Victoria College officials to raise tuition, cut programs
March 31, 2014 at 10:05 p.m.
Updated March 31, 2014 at 11:01 p.m.
The Board of Trustees began balancing Victoria College's budget Monday by increasing fees and discussing deactivating programs.
The group approved increasing the general, per-semester credit hour fee by $5.
The college has charged a $22 fee for the past four years. It will now cost $27, helping generate an expected $394,908, according to the agenda item.
The increase is necessary because of the burgeoning economy, said VC President Tom Butler.
The number of credit hours students enrolled in dropped by nearly five percent during the last year, indicating more people in the Crossroads are postponing their education to work possibly in the oil and gas industries, he said.
A person enrolled in 12 semester credit hours should see a $60 fee increase, said Darin Kazmir, director of marketing and communications.
Butler also said Victoria College will inform the Texas Higher Education Coordinating Board it is deactivating its Medical Laboratory Technology Program.
Unlike eliminating the program altogether, deactivating gives VC three years to restart a program, he said.
Several people who do business at or with Citizens Medical Center asked the board to reconsider deactivating the Medical Laboratory Technology program, including Dr. Leilani Valdes, Sammie Sue Hendrix and Denise DeBord.
Valdes said that while most people do not realize it, timely, accurate lab reports greatly affect how a doctor treats a patient.
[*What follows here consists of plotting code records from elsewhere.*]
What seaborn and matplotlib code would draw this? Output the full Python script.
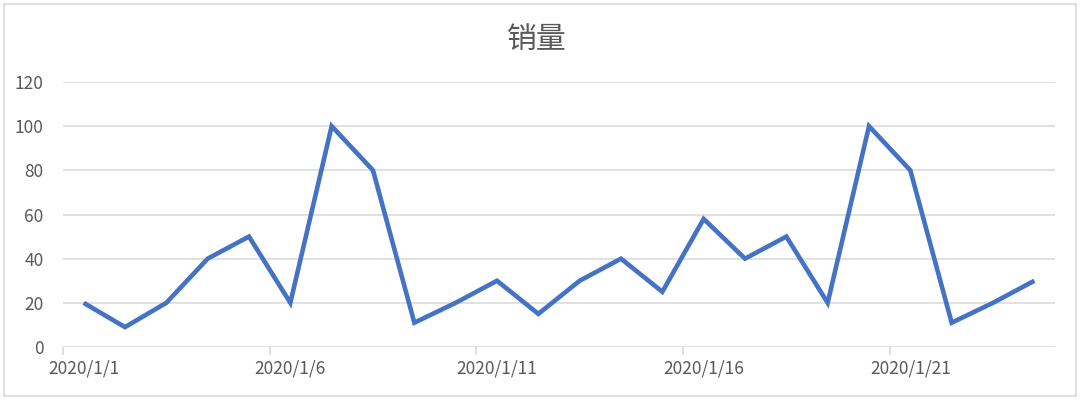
import matplotlib
matplotlib.use("Agg")
import matplotlib.pyplot as plt
import numpy as np
import pandas as pd
import seaborn as sns
from matplotlib.patches import Rectangle

# data
dates = [f"2020/1/{d}" for d in range(1, 25)]
sales = [20, 9, 20, 40, 50, 20, 100, 80, 11, 20, 30, 15,
         30, 40, 25, 58, 40, 50, 20, 100, 80, 11, 20, 30]
label_every = 5
title = "销量"

sns.set_theme(style="white")
plt.rcParams["font.family"] = ["Noto Sans CJK SC", "DejaVu Sans"]

grey_text = "#595959"
grid_col = "#D9D9D9"
blue = "#4472C4"

df = pd.DataFrame({"date": dates, "sales": sales})
df["pos"] = np.arange(len(df)) + 0.5

fig = plt.figure(figsize=(10.8, 4.0), dpi=100)
ax = fig.add_axes([63 / 1080, 1 - 347 / 400, (1055 - 63) / 1080, (347 - 82) / 400])

sns.lineplot(data=df, x="pos", y="sales", ax=ax, color=blue, linewidth=3.3,
             solid_joinstyle="miter", solid_capstyle="butt")

ax.set_xlim(0, len(df))
ax.set_ylim(0, 120)
ax.set_yticks(range(0, 121, 20))
ax.yaxis.grid(True, color=grid_col, linewidth=1.1)
ax.set_axisbelow(True)
for sp in ax.spines.values():
    sp.set_visible(False)

major = df["pos"][::label_every]
ax.set_xticks(major)
ax.set_xticklabels(df["date"][::label_every])
ax.set_xticks(np.arange(0, len(df), label_every), minor=True)
ax.tick_params(axis="x", which="major", length=0, pad=9, labelsize=12.5, labelcolor=grey_text)
ax.tick_params(axis="x", which="minor", length=6, width=1.2, color=grid_col, direction="out", bottom=True)
ax.tick_params(axis="y", length=0, pad=14, labelsize=12.5, labelcolor=grey_text)
ax.set_xlabel("")
ax.set_ylabel("")

fig.text(0.497, 0.902, title, ha="center", va="center", fontsize=21.5, color=grey_text)

fig.patches.append(Rectangle((4 / 1080, 4 / 400), 1072 / 1080, 392 / 400,
                             transform=fig.transFigure, fill=False,
                             edgecolor=grid_col, linewidth=1.2))

fig.savefig("out.png", dpi=100)
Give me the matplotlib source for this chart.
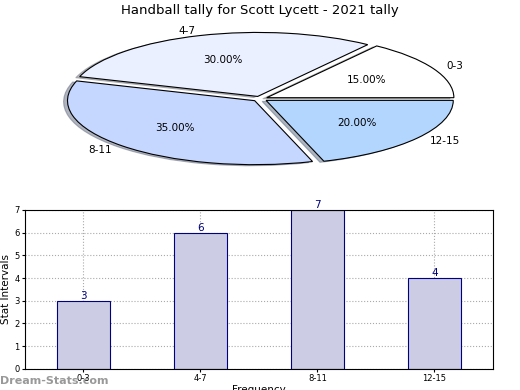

She's heard in meetings of a national shortage of medical lab technicians.
"At those meetings, I've been able to sit back and say, 'Ah. Not here,'" Valdes said.
About seven people graduate each year from the Medical Laboratory Technology Program at Victoria College. The Texas Workforce Commission projects 10 new positions or replacement positions in that field in VC's seven-county region in the next decade, Butler said.
"We have an obligation to our students to prepare them for careers with good job prospects, so we are concerned," Butler said. "We collect local taxes, so our local taxpayers want us to prepare for local jobs."
Also slated for deactivation is the Professional Office Technology program and the EMS Paramedic degree program.
The Professional Office Technology program had 15 students in fall 2013, and VC students can still obtain a certificate that allows them to work as a paramedic. Students already enrolled in the programs slated to be deactivated will be allowed to complete and get the degree they originally sought, Kazmir said.
Other things that may have put the budget out of whack include the state's new method for funding health care costs and postponing buying new AC units and doing roof repairs, Butler said in a March 20 email to faculty and staff.
In that email, he discussed other cost-saving measures, such as eliminating computers at the end of their life span instead of replacing them and not filling certain vacant positions.
Butler added after the meeting that the board of trustees must also plan to spend money on the oil/gas technician, machines and industrial maintenance and mechanic programs, which will start at the Emerging Technology Complex in fall 2015.
VC's budget will be adopted in August, said Jennifer Yancey, vice president of College Advancement and External Affairs.